The wife and her family members prepared a list of the family expenses based on bank statements and credit card statements for the last seven years of the marriage and provided it to the wife’s expert. The expert used a lifestyle analysis to consider the family expenses during the marriage and compared it to the husband’s declared level of income. The expert then grossed up the difference between the expenses and income to estimate the additional pre-tax income required each year to pay the expenses.

The husband’s expert also performed a lifestyle analysis; however this evidence was not preferred by the Court as it only addressed two years and it was largely dependent on representations made by the husband, who was shown in court to be untrustworthy.

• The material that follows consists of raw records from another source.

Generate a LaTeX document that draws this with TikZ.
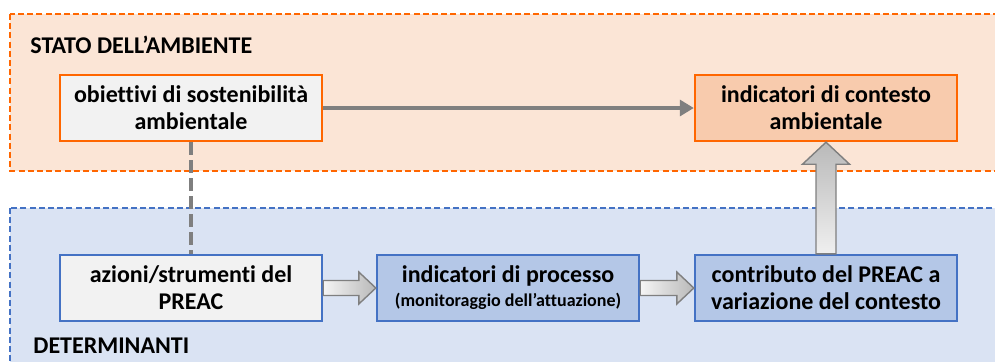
\documentclass[tikz,border=0pt]{standalone}
\usepackage{fontspec}
\setmainfont{Carlito}[Ligatures={NoCommon}]
\usetikzlibrary{calc,arrows.meta}
\definecolor{arancio}{HTML}{FF6600}
\definecolor{blu}{HTML}{4472C4}
\definecolor{grigio}{HTML}{7F7F7F}
\begin{document}
\begin{tikzpicture}[x=0.5pt,y=-0.5pt,
  area/.style={line width=0.8pt, dash pattern=on 3pt off 1.6pt},
  titolo/.style={anchor=west, inner sep=0pt, font=\bfseries\fontsize{12}{14}\selectfont},
  box/.style={line width=1.2pt, minimum width=131pt, minimum height=33pt,
    align=center, inner sep=0pt, font=\bfseries\fontsize{12}{13.5}\selectfont},
  blockarr/.style={draw=grigio, line width=0.7pt, line join=miter}]
  \useasboundingbox (0,0) rectangle (995,361);
  \clip (0,0) rectangle (995,361);
  % le due aree
  \draw[area, draw=arancio, fill={rgb,255:red,251;green,229;blue,214}] (10,14) rectangle (1010,171);
  \draw[area, draw=blu, fill={rgb,255:red,218;green,227;blue,243}] (10,208) rectangle (1010,380);
  \node[titolo] (stato) at (30,45) {STATO DELL’AMBIENTE};
  \node[titolo] (determ) at (33,346) {DETERMINANTI};
  % nodi
  \node[box, draw=arancio, fill={rgb,255:red,242;green,242;blue,242}] (obiettivi) at (191,108) {obiettivi di sostenibilità\\ambientale};
  \node[box, draw=arancio, fill={rgb,255:red,248;green,203;blue,173}] (contesto) at (826,108) {indicatori di contesto\\ambientale};
  \node[box, draw=blu, fill={rgb,255:red,242;green,242;blue,242}] (azioni) at (191,288) {azioni/strumenti del\\PREAC};
  \node[box, draw=blu, fill={rgb,255:red,180;green,199;blue,231}] (processo) at (508,288)
    {indicatori di processo\\[-1.5pt]{\fontsize{9}{10}\selectfont(monitoraggio dell’attuazione)}};
  \node[box, draw=blu, fill={rgb,255:red,180;green,199;blue,231}] (contributo) at (826,288) {contributo del PREAC a\\variazione del contesto};
  % connettori
  \draw[grigio, line width=1.6pt, -{Triangle[length=7pt,width=8pt]}] (obiettivi) -- (contesto);
  \draw[grigio, line width=2pt, dash pattern=on 6.5pt off 2.5pt] (obiettivi) -- (azioni);
  \foreach \a/\b in {azioni/processo, processo/contributo}
  {
    \draw[blockarr, left color=gray!8, right color=gray!55]
      ($(\a.east)+(0,-7.5)$) -- ($(\b.west)+(-17,-7.5)$) -- ($(\b.west)+(-17,-16)$) -- (\b.west)
      -- ($(\b.west)+(-17,16)$) -- ($(\b.west)+(-17,7.5)$) -- ($(\a.east)+(0,7.5)$) -- cycle;
  }
  \draw[blockarr, top color=gray!55, bottom color=gray!12]
    ($(contributo.north)+(-10,0)$) -- ($(contesto.south)+(-10,22)$) -- ($(contesto.south)+(-23.5,22)$) -- (contesto.south)
    -- ($(contesto.south)+(23.5,22)$) -- ($(contesto.south)+(10,22)$) -- ($(contributo.north)+(10,0)$) -- cycle;
\end{tikzpicture}
\end{document}
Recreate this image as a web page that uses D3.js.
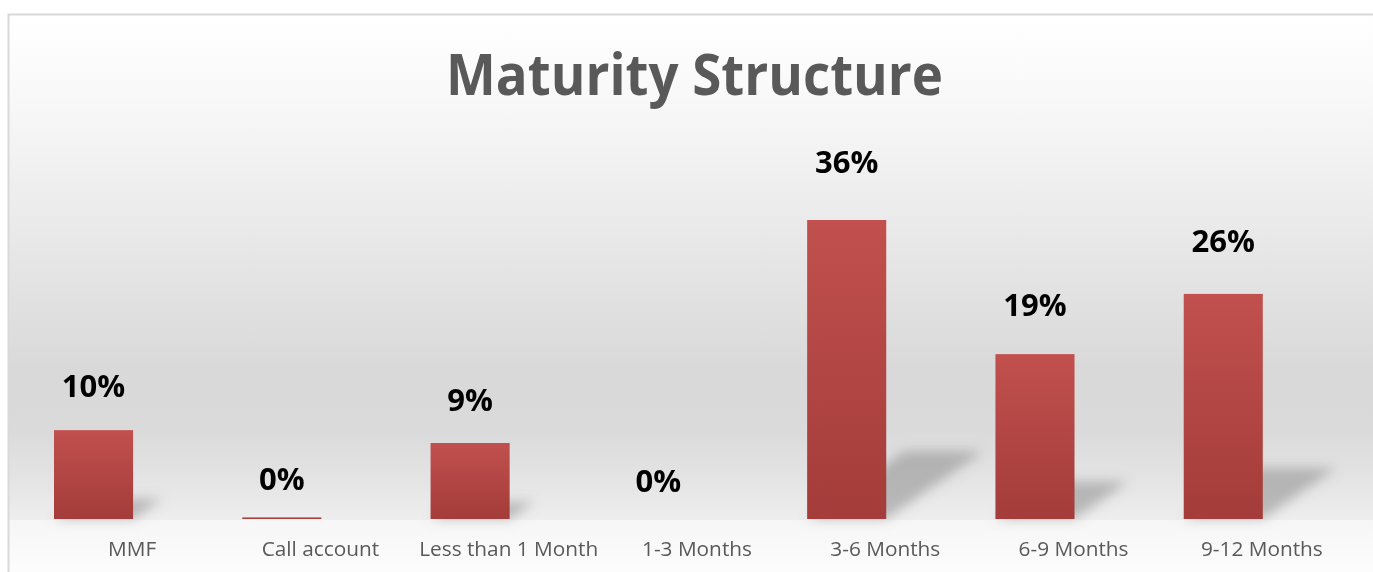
<!DOCTYPE html>
<html>
<head>
<meta charset="utf-8">
<script src="https://cdn.jsdelivr.net/npm/d3@7"></script>
<style>
  html, body { margin: 0; padding: 0; background: #ffffff; }
  svg { display: block; }
</style>
</head>
<body>
<svg id="chart" width="1373" height="572"></svg>
<script>
// ---- data ----
const title = "Maturity Structure";
const categories = ["MMF", "Call account", "Less than 1 Month", "1-3 Months", "3-6 Months", "6-9 Months", "9-12 Months"];
const values = [0.107, 0.002, 0.0915, 0, 0.36, 0.1985, 0.271];
const dataLabels = ["10%", "0%", "9%", "0%", "36%", "19%", "26%"];

// ---- layout ----
const W = 1373, H = 572;
const frame = { left: 9, top: 15 };
const baseY = 519;
const wallBottom = 520;

const svg = d3.select("#chart");
const defs = svg.append("defs");

// background gradient (back wall)
const wallGrad = defs.append("linearGradient").attr("id", "wallGrad")
  .attr("x1", 0).attr("y1", 0).attr("x2", 0).attr("y2", 1);
[[0, "#ffffff"], [0.15, "#f9f9f9"], [0.45, "#e8e8e8"], [0.7, "#d9d9d9"],
 [0.82, "#dadada"], [0.92, "#e4e4e4"], [1, "#eeeeee"]]
  .forEach(([o, c]) => wallGrad.append("stop").attr("offset", o).attr("stop-color", c));

const floorGrad = defs.append("linearGradient").attr("id", "floorGrad")
  .attr("x1", 0).attr("y1", 0).attr("x2", 0).attr("y2", 1);
[[0, "#f6f6f6"], [1, "#fdfdfd"]]
  .forEach(([o, c]) => floorGrad.append("stop").attr("offset", o).attr("stop-color", c));

const barGrad = defs.append("linearGradient").attr("id", "barGrad")
  .attr("x1", 0).attr("y1", 0).attr("x2", 0).attr("y2", 1);
[[0, "#c1504e"], [1, "#a33c3a"]]
  .forEach(([o, c]) => barGrad.append("stop").attr("offset", o).attr("stop-color", c));

const blur = defs.append("filter").attr("id", "shadowBlur")
  .attr("x", "-50%").attr("y", "-50%").attr("width", "200%").attr("height", "200%");
blur.append("feGaussianBlur").attr("stdDeviation", 6);

// chart area background
svg.append("rect").attr("x", frame.left).attr("y", frame.top)
  .attr("width", W - frame.left + 5).attr("height", wallBottom - frame.top)
  .attr("fill", "url(#wallGrad)");
svg.append("rect").attr("x", frame.left).attr("y", wallBottom)
  .attr("width", W - frame.left + 5).attr("height", H - wallBottom + 5)
  .attr("fill", "url(#floorGrad)");
// border
svg.append("rect").attr("x", frame.left - 0.5).attr("y", frame.top - 0.5)
  .attr("width", W + 10).attr("height", H + 10)
  .attr("fill", "none").attr("stroke", "#d9d9d9").attr("stroke-width", 2);

// ---- scales ----
const x = d3.scaleBand().domain(categories).range([38, 1356]).paddingInner(0).paddingOuter(0);
const y = d3.scaleLinear().domain([0, 0.36]).range([baseY, 220]);
const bw = x.bandwidth();
const barOff = bw * 0.085, barW = bw * 0.42;

const data = categories.map((c, i) => ({ c, v: values[i], label: dataLabels[i] }));

// shadows
svg.append("g").attr("filter", "url(#shadowBlur)")
  .selectAll("path").data(data.filter(d => d.v > 0.01)).join("path")
  .attr("d", d => {
    const x0 = x(d.c) + barOff, x1 = x0 + barW;
    const h = y(0) - y(d.v);
    const dx = h * 0.325, dy = h * 0.227;
    return `M${x0},${y(0)}L${x1},${y(0)}L${x1 + dx},${y(0) - dy}L${x0 + dx},${y(0) - dy}Z`;
  })
  .attr("fill", "#7a7a7a").attr("opacity", 0.45);

// bars
svg.append("g").selectAll("rect").data(data).join("rect")
  .attr("x", d => x(d.c) + barOff)
  .attr("width", barW)
  .attr("y", d => y(d.v))
  .attr("height", d => y(0) - y(d.v))
  .attr("fill", "url(#barGrad)");

// data labels
svg.append("g").selectAll("text").data(data).join("text")
  .attr("x", d => x(d.c) + barOff + barW / 2)
  .attr("y", d => y(d.v) - (27 + 56 * d.v))
  .attr("text-anchor", "middle")
  .attr("font-family", "'Open Sans', 'DejaVu Sans', sans-serif")
  .attr("font-weight", 700)
  .attr("font-size", 31)
  .attr("fill", "#000000")
  .text(d => d.label);

// category axis (no line, no ticks)
const axis = svg.append("g").attr("transform", `translate(0,${baseY})`)
  .call(d3.axisBottom(x).tickSize(0).tickPadding(0));
axis.select(".domain").remove();
axis.selectAll("text")
  .attr("y", 37).attr("dy", 0)
  .attr("font-family", "'Open Sans', 'DejaVu Sans', sans-serif")
  .attr("font-size", 20.8)
  .attr("fill", "#595959");

// title
svg.append("text")
  .attr("x", 694.5).attr("y", 95)
  .attr("text-anchor", "middle")
  .attr("font-family", "'Open Sans', 'DejaVu Sans', sans-serif")
  .attr("font-weight", 700)
  .attr("font-size", 57)
  .attr("fill", "#595959")
  .attr("textLength", 497)
  .attr("lengthAdjust", "spacingAndGlyphs")
  .text(title);
</script>
</body>
</html>
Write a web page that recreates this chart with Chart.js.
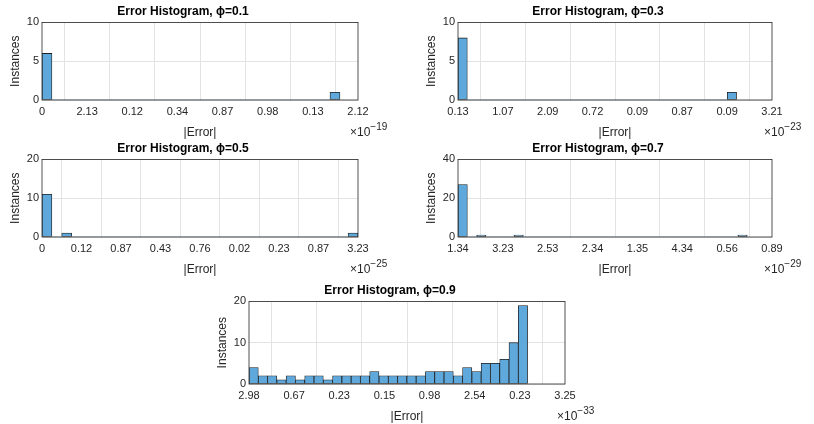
<!DOCTYPE html>
<html>
<head>
<meta charset="utf-8">
<script src="https://cdn.jsdelivr.net/npm/chart.js@4/dist/chart.umd.min.js"></script>
<style>
  body { margin: 0; background: #fff; width: 814px; height: 424px; position: relative; overflow: hidden; }
  .box { position: absolute; }
</style>
</head>
<body>
<div class="box" style="left:0;top:0;width:400px;height:140px"><canvas id="c1"></canvas></div>
<div class="box" style="left:416px;top:0;width:398px;height:140px"><canvas id="c2"></canvas></div>
<div class="box" style="left:0;top:137px;width:400px;height:140px"><canvas id="c3"></canvas></div>
<div class="box" style="left:416px;top:137px;width:398px;height:140px"><canvas id="c4"></canvas></div>
<div class="box" style="left:207px;top:279px;width:400px;height:145px"><canvas id="c5"></canvas></div>
<script>
// phi = 0.1
const ticks1 = ['0', '2.13', '0.12', '0.34', '0.87', '0.98', '0.13', '2.12'];
const counts1 = [6, 0, 0, 0, 0, 0, 0, 0, 0, 0, 0, 0, 0, 0, 0, 0, 0, 0, 0, 0, 0, 0, 0, 0, 0, 0, 0, 0, 0, 1];
// phi = 0.3
const ticks2 = ['0.13', '1.07', '2.09', '0.72', '0.09', '0.87', '0.09', '3.21'];
const counts2 = [8, 0, 0, 0, 0, 0, 0, 0, 0, 0, 0, 0, 0, 0, 0, 0, 0, 0, 0, 0, 0, 0, 0, 0, 0, 0, 0, 0, 0, 1];
// phi = 0.5
const ticks3 = ['0', '0.12', '0.87', '0.43', '0.76', '0.02', '0.23', '0.87', '3.23'];
const counts3 = [11, 0, 1, 0, 0, 0, 0, 0, 0, 0, 0, 0, 0, 0, 0, 0, 0, 0, 0, 0, 0, 0, 0, 0, 0, 0, 0, 0, 0, 0, 0, 1];
// phi = 0.7
const ticks4 = ['1.34', '3.23', '2.53', '2.34', '1.35', '4.34', '0.56', '0.89'];
const counts4 = [27, 0, 1, 0, 0, 0, 1, 0, 0, 0, 0, 0, 0, 0, 0, 0, 0, 0, 0, 0, 0, 0, 0, 0, 0, 0, 0, 0, 0, 0, 1];
// phi = 0.9
const ticks5 = ['2.98', '0.67', '0.23', '0.15', '0.98', '2.54', '0.23', '3.25'];
const counts5 = [4, 2, 2, 1, 2, 1, 2, 2, 1, 2, 2, 2, 2, 3, 2, 2, 2, 2, 2, 3, 3, 3, 2, 4, 3, 5, 5, 6, 10, 19];

const FONT = '"Liberation Sans", Arial, sans-serif';
const TXT = '#262626';

const framePlugin = {
  id: 'frame',
  afterDraw(chart, args, opts) {
    const { ctx, chartArea: a } = chart;
    ctx.save();
    ctx.strokeStyle = '#262626';
    ctx.lineWidth = 0.8;
    ctx.strokeRect(a.left, a.top, a.right - a.left, a.bottom - a.top);
    ctx.fillStyle = TXT;
    ctx.textBaseline = 'alphabetic';
    ctx.textAlign = 'left';
    ctx.font = '12px ' + FONT;
    const x0 = a.right - 8;
    const y = a.bottom + 36;
    ctx.fillText('\u00d710', x0, y);
    const w10 = ctx.measureText('\u00d710').width;
    ctx.font = '10px ' + FONT;
    ctx.fillText(opts.exp, x0 + w10, y - 6);
    ctx.restore();
  }
};

function makeHist(id, phi, ticks, counts, binW, yMax, exp) {
  const data = counts.map((c, i) => ({ x: i * binW + binW / 2, y: c }));
  new Chart(document.getElementById(id), {
    type: 'bar',
    data: {
      datasets: [{
        data: data,
        backgroundColor: '#5fa8dc',
        borderColor: '#1e1e1e',
        borderWidth: (c) => (c.raw && c.raw.y > 0 ? 0.8 : 0),
        borderSkipped: false,
        barPercentage: 1,
        categoryPercentage: 1
      }]
    },
    options: {
      responsive: true,
      maintainAspectRatio: false,
      animation: false,
      layout: { padding: { top: 0, right: 42, left: 8, bottom: 0 } },
      plugins: {
        legend: { display: false },
        tooltip: { enabled: false },
        title: {
          display: true,
          text: 'Error Histogram, \u03d5=' + phi,
          color: '#000',
          font: { family: FONT, size: 12, weight: 'bold' },
          padding: { top: 4, bottom: 4 }
        },
        frame: { exp: exp }
      },
      scales: {
        x: {
          type: 'linear',
          min: 0,
          max: ticks.length - 1,
          offset: false,
          afterBuildTicks: (s) => { s.ticks = ticks.map((t, i) => ({ value: i })); },
          ticks: {
            color: TXT,
            font: { family: FONT, size: 11 },
            maxRotation: 0,
            autoSkip: false,
            padding: 5,
            callback: (v) => ticks[v]
          },
          grid: { color: '#e3e3e3', drawTicks: false },
          border: { display: false },
          title: { display: true, text: '|Error|', color: TXT, font: { family: FONT, size: 12 }, padding: { top: 0, bottom: 0 } },
          afterFit: (s) => { s.height = 40; }
        },
        y: {
          min: 0,
          max: yMax,
          ticks: {
            stepSize: yMax / 2,
            color: TXT,
            font: { family: FONT, size: 11 },
            padding: 3
          },
          grid: { color: '#e3e3e3', drawTicks: false },
          border: { display: false },
          title: { display: true, text: 'Instances', color: TXT, font: { family: FONT, size: 12 }, padding: { top: 0, bottom: 2 } },
          afterFit: (s) => { s.width = 34; }
        }
      }
    },
    plugins: [framePlugin]
  });
}

makeHist('c1', '0.1', ticks1, counts1, 0.22, 10, '\u221219');
makeHist('c2', '0.3', ticks2, counts2, 0.207, 10, '\u221223');
makeHist('c3', '0.5', ticks3, counts3, 0.25, 20, '\u221225');
makeHist('c4', '0.7', ticks4, counts4, 0.208, 40, '\u221229');
makeHist('c5', '0.9', ticks5, counts5, 0.2057, 20, '\u221233');
</script>
</body>
</html>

Accordingly, the Court found the evidence of the wife’s expert to be much more compelling than that of the husband’s expert. Justice McDermot commented, “In a situation where unclear and unreliable evidence is provided as to a support payor’s income, often the lifestyle of a family is the only place where an accurate finding of that income can be determined. In the present case, that is definitely the situation. Mr. Iacobelli failed to fulfill his duty to provide a clear picture as to his income. Therefore, as he was the only wage earner, his income can only be determined from the family’s lifestyle. Did they live as if he made about $50,000 per year as he asserts his income to be at present?”

Conclusion

Where a spouse is not forthcoming with full disclosure of their income or assets, a lifestyle analysis can be used to identify and quantify unreported amounts. The method selected by the CBV should consider the likely magnitude of the undisclosed amounts, the availability of the necessary information, and the availability of funds for the forensic accounting work. An effective lifestyle analysis can be persuasive evidence in court and lead to increased income for support purposes and a larger equalization payment.